- [TASK BRIEF] Your task is to transcribe, without alteration, the lines from the top of the material below through the line bearing "plt.rcParams['font.family'] = ['Noto", inclusive.

- [DATA SHOWN]
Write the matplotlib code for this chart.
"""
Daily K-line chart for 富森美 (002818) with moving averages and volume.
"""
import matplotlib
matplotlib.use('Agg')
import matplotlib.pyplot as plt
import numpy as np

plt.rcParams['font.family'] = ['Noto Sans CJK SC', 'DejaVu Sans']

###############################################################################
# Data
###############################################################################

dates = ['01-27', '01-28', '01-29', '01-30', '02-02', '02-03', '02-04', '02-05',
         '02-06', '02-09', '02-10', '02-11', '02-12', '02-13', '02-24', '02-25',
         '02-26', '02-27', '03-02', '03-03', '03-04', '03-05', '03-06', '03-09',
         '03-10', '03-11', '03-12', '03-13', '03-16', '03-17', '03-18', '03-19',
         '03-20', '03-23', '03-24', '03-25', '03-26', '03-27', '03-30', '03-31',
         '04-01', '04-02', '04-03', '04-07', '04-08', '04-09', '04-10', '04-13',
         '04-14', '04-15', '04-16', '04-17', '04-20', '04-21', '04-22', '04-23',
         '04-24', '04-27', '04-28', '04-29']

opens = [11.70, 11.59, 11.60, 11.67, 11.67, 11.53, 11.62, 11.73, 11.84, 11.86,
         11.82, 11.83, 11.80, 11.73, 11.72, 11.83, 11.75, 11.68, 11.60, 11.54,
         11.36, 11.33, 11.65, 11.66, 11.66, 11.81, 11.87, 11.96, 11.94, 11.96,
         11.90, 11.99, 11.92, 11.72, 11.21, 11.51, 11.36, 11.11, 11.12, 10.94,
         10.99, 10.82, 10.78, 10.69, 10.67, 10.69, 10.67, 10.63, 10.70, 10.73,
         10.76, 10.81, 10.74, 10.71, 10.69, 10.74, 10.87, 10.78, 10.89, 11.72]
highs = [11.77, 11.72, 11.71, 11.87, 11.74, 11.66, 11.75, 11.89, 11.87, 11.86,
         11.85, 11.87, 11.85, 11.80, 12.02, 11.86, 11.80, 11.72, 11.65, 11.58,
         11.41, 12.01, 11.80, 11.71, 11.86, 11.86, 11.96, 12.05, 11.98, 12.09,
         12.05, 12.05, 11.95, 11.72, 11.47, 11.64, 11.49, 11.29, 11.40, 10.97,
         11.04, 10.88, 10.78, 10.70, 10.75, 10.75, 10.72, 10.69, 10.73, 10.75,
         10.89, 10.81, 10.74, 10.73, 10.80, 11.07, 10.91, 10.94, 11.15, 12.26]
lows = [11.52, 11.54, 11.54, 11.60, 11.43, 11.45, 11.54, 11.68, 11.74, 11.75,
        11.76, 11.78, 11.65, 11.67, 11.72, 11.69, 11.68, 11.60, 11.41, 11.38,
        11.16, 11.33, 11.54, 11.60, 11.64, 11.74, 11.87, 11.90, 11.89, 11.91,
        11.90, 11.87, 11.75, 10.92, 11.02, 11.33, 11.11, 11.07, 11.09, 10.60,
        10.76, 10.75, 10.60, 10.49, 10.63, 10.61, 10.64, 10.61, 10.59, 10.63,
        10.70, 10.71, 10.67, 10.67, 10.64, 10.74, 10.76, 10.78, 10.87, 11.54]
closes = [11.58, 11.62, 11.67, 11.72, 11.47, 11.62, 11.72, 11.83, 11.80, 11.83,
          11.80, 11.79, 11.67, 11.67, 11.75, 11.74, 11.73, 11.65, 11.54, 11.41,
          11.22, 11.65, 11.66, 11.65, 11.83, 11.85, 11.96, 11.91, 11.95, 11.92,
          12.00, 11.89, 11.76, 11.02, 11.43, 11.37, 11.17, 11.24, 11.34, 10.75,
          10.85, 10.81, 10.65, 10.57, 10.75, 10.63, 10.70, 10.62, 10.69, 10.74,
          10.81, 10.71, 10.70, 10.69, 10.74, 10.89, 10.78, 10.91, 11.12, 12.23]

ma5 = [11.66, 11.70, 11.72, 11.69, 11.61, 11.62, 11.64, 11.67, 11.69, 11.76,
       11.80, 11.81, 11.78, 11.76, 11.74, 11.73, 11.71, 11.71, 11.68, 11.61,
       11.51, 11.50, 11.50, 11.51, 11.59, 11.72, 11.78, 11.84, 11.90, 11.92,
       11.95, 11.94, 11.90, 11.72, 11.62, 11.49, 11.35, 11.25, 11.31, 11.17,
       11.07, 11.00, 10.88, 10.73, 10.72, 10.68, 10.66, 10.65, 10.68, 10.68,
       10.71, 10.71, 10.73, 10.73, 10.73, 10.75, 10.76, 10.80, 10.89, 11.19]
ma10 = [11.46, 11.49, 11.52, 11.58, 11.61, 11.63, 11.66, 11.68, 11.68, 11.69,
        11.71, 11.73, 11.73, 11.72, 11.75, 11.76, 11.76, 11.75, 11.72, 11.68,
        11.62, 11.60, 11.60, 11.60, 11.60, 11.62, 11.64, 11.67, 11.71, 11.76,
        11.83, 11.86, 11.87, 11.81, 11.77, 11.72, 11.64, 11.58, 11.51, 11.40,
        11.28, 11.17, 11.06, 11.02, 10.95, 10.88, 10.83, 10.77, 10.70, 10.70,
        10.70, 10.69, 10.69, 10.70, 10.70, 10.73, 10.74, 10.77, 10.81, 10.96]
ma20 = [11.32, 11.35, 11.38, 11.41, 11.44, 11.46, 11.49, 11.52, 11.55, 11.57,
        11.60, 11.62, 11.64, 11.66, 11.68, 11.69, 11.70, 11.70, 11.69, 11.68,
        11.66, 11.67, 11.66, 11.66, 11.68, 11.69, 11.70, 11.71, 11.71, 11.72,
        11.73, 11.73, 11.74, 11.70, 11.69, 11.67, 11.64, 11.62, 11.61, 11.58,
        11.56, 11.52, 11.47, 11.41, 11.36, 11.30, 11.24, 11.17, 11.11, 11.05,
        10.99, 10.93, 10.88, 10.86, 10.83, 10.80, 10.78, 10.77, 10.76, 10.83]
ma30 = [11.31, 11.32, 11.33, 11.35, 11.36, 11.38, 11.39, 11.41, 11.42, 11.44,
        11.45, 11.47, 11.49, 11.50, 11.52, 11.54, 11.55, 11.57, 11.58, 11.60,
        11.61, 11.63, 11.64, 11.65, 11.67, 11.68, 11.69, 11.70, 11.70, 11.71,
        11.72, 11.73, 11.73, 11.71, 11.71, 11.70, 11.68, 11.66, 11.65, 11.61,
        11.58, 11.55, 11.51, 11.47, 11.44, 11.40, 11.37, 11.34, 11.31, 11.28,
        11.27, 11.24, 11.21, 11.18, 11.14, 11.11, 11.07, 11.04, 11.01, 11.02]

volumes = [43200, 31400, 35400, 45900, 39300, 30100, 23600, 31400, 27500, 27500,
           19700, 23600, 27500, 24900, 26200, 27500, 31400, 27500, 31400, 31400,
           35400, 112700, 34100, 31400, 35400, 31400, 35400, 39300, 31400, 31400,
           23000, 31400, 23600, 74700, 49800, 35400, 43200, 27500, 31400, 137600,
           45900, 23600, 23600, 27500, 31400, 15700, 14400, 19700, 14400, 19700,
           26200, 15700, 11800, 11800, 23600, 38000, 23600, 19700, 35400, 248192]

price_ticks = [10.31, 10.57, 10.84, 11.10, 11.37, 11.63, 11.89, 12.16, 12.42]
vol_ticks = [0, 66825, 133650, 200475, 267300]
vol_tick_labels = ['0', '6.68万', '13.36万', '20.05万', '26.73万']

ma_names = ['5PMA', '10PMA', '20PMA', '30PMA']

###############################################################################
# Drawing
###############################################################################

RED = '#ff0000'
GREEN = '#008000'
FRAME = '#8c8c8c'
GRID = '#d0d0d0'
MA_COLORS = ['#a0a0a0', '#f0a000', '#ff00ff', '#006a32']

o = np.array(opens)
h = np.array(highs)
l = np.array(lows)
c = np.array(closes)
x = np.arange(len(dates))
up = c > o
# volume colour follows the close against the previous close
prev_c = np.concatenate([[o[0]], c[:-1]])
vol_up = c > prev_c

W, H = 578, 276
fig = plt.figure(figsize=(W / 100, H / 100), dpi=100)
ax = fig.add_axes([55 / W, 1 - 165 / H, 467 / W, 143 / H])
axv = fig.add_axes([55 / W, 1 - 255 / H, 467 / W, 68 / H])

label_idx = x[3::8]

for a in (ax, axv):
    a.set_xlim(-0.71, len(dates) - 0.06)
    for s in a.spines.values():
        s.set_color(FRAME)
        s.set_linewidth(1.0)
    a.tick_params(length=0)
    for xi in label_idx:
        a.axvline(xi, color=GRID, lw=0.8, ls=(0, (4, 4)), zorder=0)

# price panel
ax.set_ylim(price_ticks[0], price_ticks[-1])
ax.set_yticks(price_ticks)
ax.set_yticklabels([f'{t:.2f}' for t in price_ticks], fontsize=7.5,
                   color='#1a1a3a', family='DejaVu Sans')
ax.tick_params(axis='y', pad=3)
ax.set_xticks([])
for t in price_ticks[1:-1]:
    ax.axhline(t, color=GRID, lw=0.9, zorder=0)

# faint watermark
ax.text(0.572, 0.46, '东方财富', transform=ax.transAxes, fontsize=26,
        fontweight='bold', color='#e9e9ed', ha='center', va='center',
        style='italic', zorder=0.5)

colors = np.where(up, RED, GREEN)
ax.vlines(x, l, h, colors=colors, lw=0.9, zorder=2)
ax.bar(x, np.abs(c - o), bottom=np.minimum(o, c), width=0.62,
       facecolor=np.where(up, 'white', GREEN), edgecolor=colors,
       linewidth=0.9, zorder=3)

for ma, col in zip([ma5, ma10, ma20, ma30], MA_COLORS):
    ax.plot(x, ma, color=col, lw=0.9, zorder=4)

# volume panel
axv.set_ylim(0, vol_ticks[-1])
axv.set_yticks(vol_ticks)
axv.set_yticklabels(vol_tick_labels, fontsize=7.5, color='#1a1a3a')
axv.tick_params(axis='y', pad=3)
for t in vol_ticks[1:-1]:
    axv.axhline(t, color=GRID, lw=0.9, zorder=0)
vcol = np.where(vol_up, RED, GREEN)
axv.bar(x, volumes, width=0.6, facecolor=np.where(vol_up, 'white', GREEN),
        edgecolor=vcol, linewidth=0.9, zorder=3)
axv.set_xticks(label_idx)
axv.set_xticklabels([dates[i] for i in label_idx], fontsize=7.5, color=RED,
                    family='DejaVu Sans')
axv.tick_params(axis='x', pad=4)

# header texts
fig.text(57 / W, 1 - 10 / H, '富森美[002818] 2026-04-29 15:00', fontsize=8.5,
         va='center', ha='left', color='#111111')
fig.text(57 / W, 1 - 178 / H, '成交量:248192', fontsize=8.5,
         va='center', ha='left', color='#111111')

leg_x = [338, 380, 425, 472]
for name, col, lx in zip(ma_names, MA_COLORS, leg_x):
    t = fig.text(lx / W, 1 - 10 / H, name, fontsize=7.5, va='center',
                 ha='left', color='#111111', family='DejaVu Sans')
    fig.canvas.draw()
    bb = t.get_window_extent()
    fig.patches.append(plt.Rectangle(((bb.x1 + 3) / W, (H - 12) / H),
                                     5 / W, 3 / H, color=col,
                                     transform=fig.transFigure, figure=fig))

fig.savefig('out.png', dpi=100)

- [TASK ANSWER]
Write the matplotlib code for this chart.
"""
Daily K-line chart for 富森美 (002818) with moving averages and volume.
"""
import matplotlib
matplotlib.use('Agg')
import matplotlib.pyplot as plt
import numpy as np

plt.rcParams['font.family'] = ['Noto Sans CJK SC', 'DejaVu Sans']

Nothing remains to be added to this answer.